Exercise instructions: Please print exactly the lines below, from the start of the material up to and including the line with "import * as", but none of the pictures.

===============

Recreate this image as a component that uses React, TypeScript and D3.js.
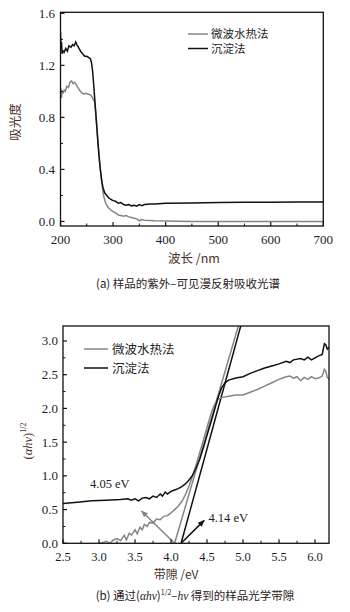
import React from "react";
import * as d3 from "d3";

// ---------- Panel (a) data ----------
const wavelengthBlack = [200, 201, 202, 203, 205, 207, 210, 213, 216, 220, 223, 226, 229, 231, 234, 238, 242, 246, 250, 254, 257, 259, 261, 263, 265, 267, 269, 271, 273, 275, 277, 279, 281, 284, 288, 292, 296, 300, 305, 310, 315, 320, 325, 330, 335, 340, 345, 350, 355, 360, 370, 380, 400, 450, 500, 550, 600, 650, 700];
const absBlack = [1.46, 1.33, 1.38, 1.29, 1.31, 1.30, 1.33, 1.31, 1.35, 1.34, 1.36, 1.35, 1.38, 1.36, 1.34, 1.31, 1.29, 1.27, 1.27, 1.26, 1.25, 1.22, 1.16, 1.06, 0.95, 0.84, 0.73, 0.62, 0.52, 0.43, 0.36, 0.30, 0.26, 0.22, 0.20, 0.18, 0.17, 0.16, 0.155, 0.14, 0.145, 0.13, 0.125, 0.13, 0.12, 0.125, 0.118, 0.13, 0.122, 0.13, 0.135, 0.135, 0.14, 0.142, 0.145, 0.147, 0.148, 0.15, 0.15];

const wavelengthGray = [200, 201, 202, 203, 205, 207, 209, 212, 215, 218, 221, 224, 227, 230, 233, 236, 240, 244, 248, 252, 256, 259, 262, 265, 267, 269, 271, 273, 275, 277, 279, 281, 283, 286, 290, 295, 300, 305, 310, 315, 320, 325, 330, 335, 340, 345, 350, 355, 360, 370, 380, 400, 450, 500, 600, 700];
const absGray = [0.97, 1.02, 0.95, 1.00, 0.99, 1.01, 1.00, 1.04, 1.03, 1.07, 1.08, 1.06, 1.07, 1.05, 1.03, 1.01, 0.99, 0.98, 0.985, 0.98, 0.975, 0.965, 0.94, 0.92, 0.84, 0.73, 0.62, 0.52, 0.43, 0.35, 0.28, 0.22, 0.18, 0.14, 0.11, 0.09, 0.075, 0.065, 0.05, 0.045, 0.04, 0.045, 0.035, 0.03, 0.025, 0.02, 0.005, 0.015, 0.01, 0.008, 0.005, 0.003, 0.0, 0.0, 0.0, 0.0];

const xTicksA = [200, 300, 400, 500, 600, 700];
const yTicksA = [0.0, 0.4, 0.8, 1.2, 1.6];

// ---------- Panel (b) data ----------
const evBlack = [2.5, 2.7, 2.9, 3.1, 3.3, 3.4, 3.45, 3.5, 3.55, 3.6, 3.65, 3.7, 3.75, 3.8, 3.85, 3.88, 3.92, 3.95, 4.0, 4.05, 4.1, 4.15, 4.2, 4.25, 4.3, 4.35, 4.4, 4.45, 4.5, 4.55, 4.6, 4.65, 4.7, 4.75, 4.8, 4.9, 5.0, 5.1, 5.2, 5.3, 5.4, 5.5, 5.6, 5.65, 5.7, 5.8, 5.85, 5.9, 5.95, 6.0, 6.05, 6.1, 6.13, 6.15, 6.17, 6.2];
const valBlack = [0.59, 0.61, 0.63, 0.64, 0.65, 0.66, 0.64, 0.66, 0.63, 0.67, 0.68, 0.66, 0.70, 0.68, 0.73, 0.70, 0.76, 0.73, 0.77, 0.79, 0.81, 0.84, 0.88, 0.94, 1.01, 1.12, 1.25, 1.42, 1.60, 1.78, 1.96, 2.15, 2.30, 2.38, 2.42, 2.45, 2.47, 2.52, 2.56, 2.60, 2.63, 2.66, 2.70, 2.68, 2.72, 2.74, 2.72, 2.76, 2.72, 2.75, 2.78, 2.80, 2.96, 2.94, 2.88, 2.91];

const evGray = [3.0, 3.05, 3.1, 3.15, 3.2, 3.25, 3.3, 3.35, 3.38, 3.42, 3.45, 3.5, 3.53, 3.57, 3.6, 3.63, 3.67, 3.7, 3.75, 3.8, 3.85, 3.9, 3.95, 4.0, 4.05, 4.1, 4.15, 4.2, 4.25, 4.3, 4.35, 4.4, 4.45, 4.5, 4.55, 4.6, 4.65, 4.7, 4.8, 4.9, 5.0, 5.1, 5.2, 5.3, 5.4, 5.5, 5.55, 5.6, 5.65, 5.7, 5.75, 5.8, 5.85, 5.9, 5.95, 6.0, 6.05, 6.1, 6.13, 6.15, 6.17, 6.2];
const valGray = [0.0, 0.01, 0.03, 0.0, 0.05, 0.07, 0.04, 0.12, 0.05, 0.15, 0.12, 0.20, 0.14, 0.24, 0.20, 0.28, 0.25, 0.31, 0.30, 0.36, 0.35, 0.40, 0.41, 0.45, 0.50, 0.55, 0.62, 0.72, 0.85, 1.00, 1.17, 1.35, 1.53, 1.72, 1.90, 2.05, 2.13, 2.16, 2.18, 2.20, 2.20, 2.24, 2.28, 2.33, 2.38, 2.43, 2.45, 2.47, 2.48, 2.45, 2.47, 2.41, 2.46, 2.43, 2.47, 2.44, 2.45, 2.48, 2.58, 2.55, 2.46, 2.43];

// tangent lines: x-intercept (band gap) and x where they leave the top
const tangentX0 = [4.05, 4.14];
const tangentXTop = [4.935, 4.968];
// arrows: from band gap point to arrow tip
const arrowTipX = [3.59, 4.46];
const arrowTipY = [0.48, 0.34];
const gapLabels = ["4.05 eV", "4.14 eV"];

const xTicksB = [2.5, 3.0, 3.5, 4.0, 4.5, 5.0, 5.5, 6.0];
const yTicksB = [0.0, 0.5, 1.0, 1.5, 2.0, 2.5, 3.0];

const seriesNames = ["微波水热法", "沉淀法"];
const GRAY = "#858585";
const BLACK = "#111";
const NUM_FONT = "Liberation Serif, DejaVu Serif, Times New Roman, serif";
const CJK_FONT = "Noto Sans CJK SC, sans-serif";
const TICK_COLOR = "#1c1c2c";
const TITLE_COLOR = "#4a3028";

function Frame({ x0, x1, y0, y1 }: any) {
  return <rect x={x0} y={y0} width={x1 - x0} height={y1 - y0} fill="none" stroke="#111" strokeWidth={1.3} />;
}

export default function App() {
  // ---------- scales (a) ----------
  const xa = d3.scaleLinear().domain([200, 700]).range([60.5, 323.3]);
  const ya = d3.scaleLinear().domain([-0.035, 1.608]).range([226, 12.3]);
  const lineA = (xs: number[], ys: number[]) =>
    d3.line<number>().x((_, i) => xa(xs[i])).y((_, i) => ya(ys[i]))(xs) as string;

  // ---------- scales (b) ----------
  const xb = d3.scaleLinear().domain([2.5, 6.194]).range([63, 329]);
  const yb = d3.scaleLinear().domain([0, 3.222]).range([543.3, 326]);
  const lineB = (xs: number[], ys: number[]) =>
    d3.line<number>().x((_, i) => xb(xs[i])).y((_, i) => yb(ys[i]))(xs) as string;

  const minorA_x = d3.range(250, 700, 100);
  const minorA_y = [0.2, 0.6, 1.0, 1.4];
  const minorB_x = d3.range(2.75, 6.2, 0.5);
  const minorB_y = [0.25, 0.75, 1.25, 1.75, 2.25, 2.75];

  const [ax0, ax1] = xa.range();
  const [ay0, ay1] = ya.range();
  const [bx0, bx1] = xb.range();
  const [by0, by1] = yb.range();

  return (
    <svg width={350} height={612} style={{ position: "absolute", left: 0, top: 0, background: "#fff" }}>
      <defs>
        <clipPath id="clipA"><rect x={ax0} y={ay1} width={ax1 - ax0} height={ay0 - ay1} /></clipPath>
        <clipPath id="clipB"><rect x={bx0} y={by1} width={bx1 - bx0} height={by0 - by1} /></clipPath>
        <marker id="arrGray" viewBox="0 0 10 10" refX="9" refY="5" markerWidth="7" markerHeight="7" orient="auto" markerUnits="userSpaceOnUse">
          <path d="M0,1 L10,5 L0,9 Z" fill={GRAY} />
        </marker>
        <marker id="arrBlack" viewBox="0 0 10 10" refX="9" refY="5" markerWidth="7" markerHeight="7" orient="auto" markerUnits="userSpaceOnUse">
          <path d="M0,1 L10,5 L0,9 Z" fill={BLACK} />
        </marker>
      </defs>

      {/* ================= Panel (a) ================= */}
      <g clipPath="url(#clipA)">
        <path d={lineA(wavelengthGray, absGray)} fill="none" stroke={GRAY} strokeWidth={1.5} />
        <path d={lineA(wavelengthBlack, absBlack)} fill="none" stroke={BLACK} strokeWidth={1.5} />
      </g>
      {xTicksA.map((t) => (
        <g key={"xa" + t}>
          <line x1={xa(t)} x2={xa(t)} y1={ay0} y2={ay0 - 4} stroke="#111" strokeWidth={1.2} />
          <text x={xa(t)} y={244} textAnchor="middle" fontFamily={NUM_FONT} fontSize={13} fill={TICK_COLOR}>{t}</text>
        </g>
      ))}
      {minorA_x.map((t) => (
        <line key={"mxa" + t} x1={xa(t)} x2={xa(t)} y1={ay0} y2={ay0 - 2.5} stroke="#111" strokeWidth={1} />
      ))}
      {yTicksA.map((t) => (
        <g key={"ya" + t}>
          <line x1={ax0} x2={ax0 + 4} y1={ya(t)} y2={ya(t)} stroke="#111" strokeWidth={1.2} />
          <text x={55} y={ya(t) + 4.5} textAnchor="end" fontFamily={NUM_FONT} fontSize={13} fill={TICK_COLOR}>{t.toFixed(1)}</text>
        </g>
      ))}
      {minorA_y.map((t) => (
        <line key={"mya" + t} x1={ax0} x2={ax0 + 2.5} y1={ya(t)} y2={ya(t)} stroke="#111" strokeWidth={1} />
      ))}
      <Frame x0={ax0} x1={ax1} y0={ay1} y1={ay0} />
      {/* legend (a) */}
      <line x1={188} x2={208} y1={34} y2={34} stroke={GRAY} strokeWidth={1.5} />
      <text x={211} y={38} fontFamily={CJK_FONT} fontSize={11.5} fill="#222">{seriesNames[0]}</text>
      <line x1={188} x2={208} y1={48.5} y2={48.5} stroke={BLACK} strokeWidth={1.5} />
      <text x={211} y={52.5} fontFamily={CJK_FONT} fontSize={11.5} fill="#222">{seriesNames[1]}</text>
      {/* axis titles (a) */}
      <text x={194} y={263} textAnchor="middle" fontFamily={CJK_FONT} fontSize={12.5} fill={TITLE_COLOR}>
        波长 /nm
      </text>
      <text transform="translate(20,122) rotate(-90)" textAnchor="middle" fontFamily={CJK_FONT} fontSize={12.5} fill={TITLE_COLOR}>
        吸光度
      </text>
      <text x={188} y={287.5} textAnchor="middle" fontFamily={CJK_FONT} fontSize={11.5} fill="#2a2020">
        (a) 样品的紫外–可见漫反射吸收光谱
      </text>

      {/* ================= Panel (b) ================= */}
      <g clipPath="url(#clipB)">
        {tangentX0.map((x0, i) => (
          <line key={"tan" + i} x1={xb(x0)} y1={yb(0)} x2={xb(tangentXTop[i])} y2={yb(3.222)}
            stroke={i === 0 ? GRAY : BLACK} strokeWidth={1.5} />
        ))}
        <path d={lineB(evGray, valGray)} fill="none" stroke={GRAY} strokeWidth={1.5} />
        <path d={lineB(evBlack, valBlack)} fill="none" stroke={BLACK} strokeWidth={1.5} />
        {tangentX0.map((x0, i) => (
          <line key={"arr" + i} x1={xb(x0)} y1={yb(0)} x2={xb(arrowTipX[i])} y2={yb(arrowTipY[i])}
            stroke={i === 0 ? GRAY : BLACK} strokeWidth={1.5}
            markerEnd={i === 0 ? "url(#arrGray)" : "url(#arrBlack)"} />
        ))}
      </g>
      <text x={xb(3.15)} y={yb(0.88) + 4} textAnchor="middle" fontFamily={NUM_FONT} fontSize={12.5} fill="#222">{gapLabels[0]}</text>
      <text x={xb(4.52)} y={yb(0.38) + 4} textAnchor="start" fontFamily={NUM_FONT} fontSize={12.5} fill="#222">{gapLabels[1]}</text>

      {xTicksB.map((t) => (
        <g key={"xb" + t}>
          <line x1={xb(t)} x2={xb(t)} y1={by0} y2={by0 - 4} stroke="#111" strokeWidth={1.2} />
          <text x={xb(t)} y={560.5} textAnchor="middle" fontFamily={NUM_FONT} fontSize={12.5} fill={TICK_COLOR}>{t.toFixed(1)}</text>
        </g>
      ))}
      {minorB_x.map((t) => (
        <line key={"mxb" + t} x1={xb(t)} x2={xb(t)} y1={by0} y2={by0 - 2.5} stroke="#111" strokeWidth={1} />
      ))}
      {yTicksB.map((t) => (
        <g key={"yb" + t}>
          <line x1={bx0} x2={bx0 + 4} y1={yb(t)} y2={yb(t)} stroke="#111" strokeWidth={1.2} />
          <text x={58} y={yb(t) + 4.5} textAnchor="end" fontFamily={NUM_FONT} fontSize={13} fill={TICK_COLOR}>{t.toFixed(1)}</text>
        </g>
      ))}
      {minorB_y.map((t) => (
        <line key={"myb" + t} x1={bx0} x2={bx0 + 2.5} y1={yb(t)} y2={yb(t)} stroke="#111" strokeWidth={1} />
      ))}
      <Frame x0={bx0} x1={bx1} y0={by1} y1={by0} />
      {/* legend (b) */}
      <line x1={84} x2={108} y1={349} y2={349} stroke={GRAY} strokeWidth={1.5} />
      <text x={112} y={353.5} fontFamily={CJK_FONT} fontSize={12.5} fill="#222">{seriesNames[0]}</text>
      <line x1={84} x2={108} y1={368} y2={368} stroke={BLACK} strokeWidth={1.5} />
      <text x={112} y={372.5} fontFamily={CJK_FONT} fontSize={12.5} fill="#222">{seriesNames[1]}</text>
      {/* axis titles (b) */}
      <text x={176} y={579} textAnchor="middle" fontFamily={CJK_FONT} fontSize={12} fill={TITLE_COLOR}>
        带隙 /eV
      </text>
      <text transform="translate(32,441) rotate(-90)" textAnchor="middle" fontFamily={NUM_FONT} fontSize={12.5} fill={TITLE_COLOR}>
        (<tspan fontStyle="italic">αhν</tspan>)<tspan fontSize={8} dy={-6}>1/2</tspan>
      </text>
      <text x={195} y={600} textAnchor="middle" fontFamily={CJK_FONT} fontSize={11.5} fill="#2a2020">
        (b) 通过(<tspan fontFamily={NUM_FONT} fontStyle="italic">αhν</tspan>)<tspan fontSize={7} dy={-5}>1/2</tspan><tspan dy={5}>–</tspan><tspan fontFamily={NUM_FONT} fontStyle="italic">hν</tspan> 得到的样品光学带隙
      </text>
    </svg>
  );
}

===============

Final result:
Recreate this image as a component that uses React, TypeScript and D3.js.
import React from "react";
import * as d3 from "d3";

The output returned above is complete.